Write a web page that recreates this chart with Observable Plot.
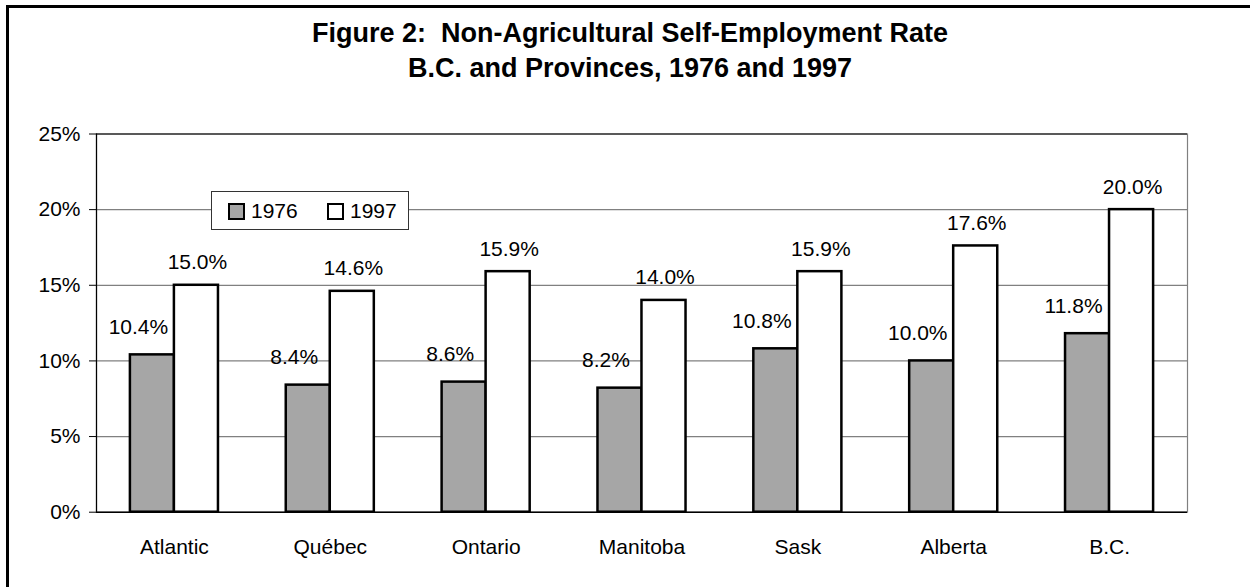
<!DOCTYPE html>
<html>
<head>
<meta charset="utf-8">
<script src="https://cdn.jsdelivr.net/npm/d3@7"></script>
<script src="https://cdn.jsdelivr.net/npm/@observablehq/plot@0.6"></script>
<style>
  html, body { margin: 0; padding: 0; background: #fff; overflow: hidden; }
  body { width: 1250px; height: 587px; position: relative; font-family: "Liberation Sans", Arial, sans-serif; color: #000; }
  #frame { position: absolute; left: 6px; top: 5px; width: 1300px; height: 700px; border-left: 3px solid #000; border-top: 3px solid #000; }
  #title { position: absolute; left: 5px; width: 1250px; top: 16px; text-align: center; font-weight: bold; font-size: 27px; line-height: 35px; }
  #chart { position: absolute; left: 0; top: 120px; }
  #legend { position: absolute; left: 211px; top: 191px; width: 196px; height: 37px; border: 1px solid #333; background: #fff; font-size: 21px; }
  #legend .item { position: absolute; top: 0; height: 37px; line-height: 37px; }
  #legend .sw { position: absolute; top: 11px; width: 13px; height: 13px; border: 2px solid #000; }
</style>
</head>
<body>
<div id="frame"></div>
<div id="title">Figure 2:&nbsp; Non-Agricultural Self-Employment Rate<br>B.C. and Provinces, 1976 and 1997</div>
<div id="chart"></div>
<div id="legend"></div>
<script>
const provinces = ["Atlantic", "Québec", "Ontario", "Manitoba", "Sask", "Alberta", "B.C."];
const rate1976 = [10.4, 8.4, 8.6, 8.2, 10.8, 10.0, 11.8];
const rate1997 = [15.0, 14.6, 15.9, 14.0, 15.9, 17.6, 20.0];
const years = ["1976", "1997"];
const yTicks = [0, 5, 10, 15, 20, 25];
const gridTicks = [5, 10, 15, 20];

const colors = {"1976": "#a6a6a6", "1997": "#ffffff"};

const rows1976 = provinces.map((p, i) => ({province: p, year: "1976", value: rate1976[i]}));
const rows1997 = provinces.map((p, i) => ({province: p, year: "1997", value: rate1997[i]}));

const fmt = d => d.toFixed(1) + "%";
const half = 44;

const chart = Plot.plot({
  width: 1250,
  height: 467,
  marginLeft: 96,
  marginRight: 63,
  marginTop: 13.5,
  marginBottom: 75.3,
  style: {fontFamily: "'Liberation Sans', Arial, sans-serif", fontSize: "21px", color: "#000", background: "transparent"},
  x: {domain: provinces, paddingInner: 0.435, paddingOuter: 0.2175, round: false, label: null},
  y: {domain: [0, 25], label: null},
  marks: [
    Plot.ruleY(gridTicks, {stroke: "#808080", strokeWidth: 1.2}),
    Plot.frame({stroke: "#808080", strokeWidth: 1.2}),
    Plot.ruleY([25], {stroke: "#000", strokeWidth: 1.2}),
    Plot.barY(rows1976, {x: "province", y: "value", fill: colors["1976"], stroke: "#000", strokeWidth: 2.5, insetRight: half}),
    Plot.barY(rows1997, {x: "province", y: "value", fill: colors["1997"], stroke: "#000", strokeWidth: 2.5, insetLeft: half}),
    Plot.ruleY([0], {stroke: "#000", strokeWidth: 1.5}),
    Plot.text(rows1976, {x: "province", y: "value", text: d => fmt(d.value), lineAnchor: "bottom", dx: -36, dy: -21, fontSize: 21, fill: "#000"}),
    Plot.text(rows1997, {x: "province", y: "value", text: d => fmt(d.value), lineAnchor: "bottom", dx: 23, dy: -16, fontSize: 21, fill: "#000"}),
    Plot.axisY({ticks: yTicks, tickFormat: d => d + "%", tickSize: 7, tickPadding: 9, fontSize: 21, label: null}),
    Plot.axisX({tickSize: 0, tickPadding: 27, fontSize: 21, label: null}),
    Plot.frame({anchor: "left", stroke: "#000", strokeWidth: 1.2})
  ]
});
document.getElementById("chart").appendChild(chart);

// legend
const legend = document.getElementById("legend");
const legendPos = [{sw: 16, tx: 39}, {sw: 115, tx: 138}];
years.forEach((y, i) => {
  const sw = document.createElement("div");
  sw.className = "sw";
  sw.style.left = legendPos[i].sw + "px";
  sw.style.background = colors[y];
  legend.appendChild(sw);
  const t = document.createElement("div");
  t.className = "item";
  t.style.left = legendPos[i].tx + "px";
  t.textContent = y;
  legend.appendChild(t);
});
</script>
</body>
</html>
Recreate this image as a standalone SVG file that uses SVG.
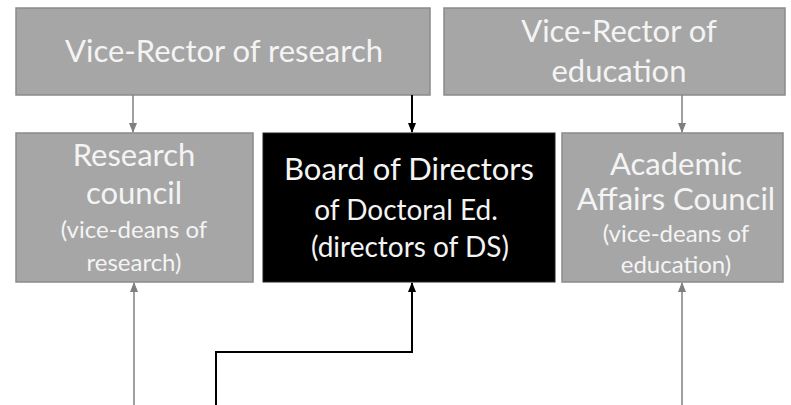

■ ■ ■

What to do:
Search the listing for the string "chart". Copy each line where it turns up.

Reply:
Write a web page that recreates this chart with Observable Plot.
  #chart { position: absolute; left: 0; top: 120px; }
<div id="chart"></div>
const chart = Plot.plot({
document.getElementById("chart").appendChild(chart);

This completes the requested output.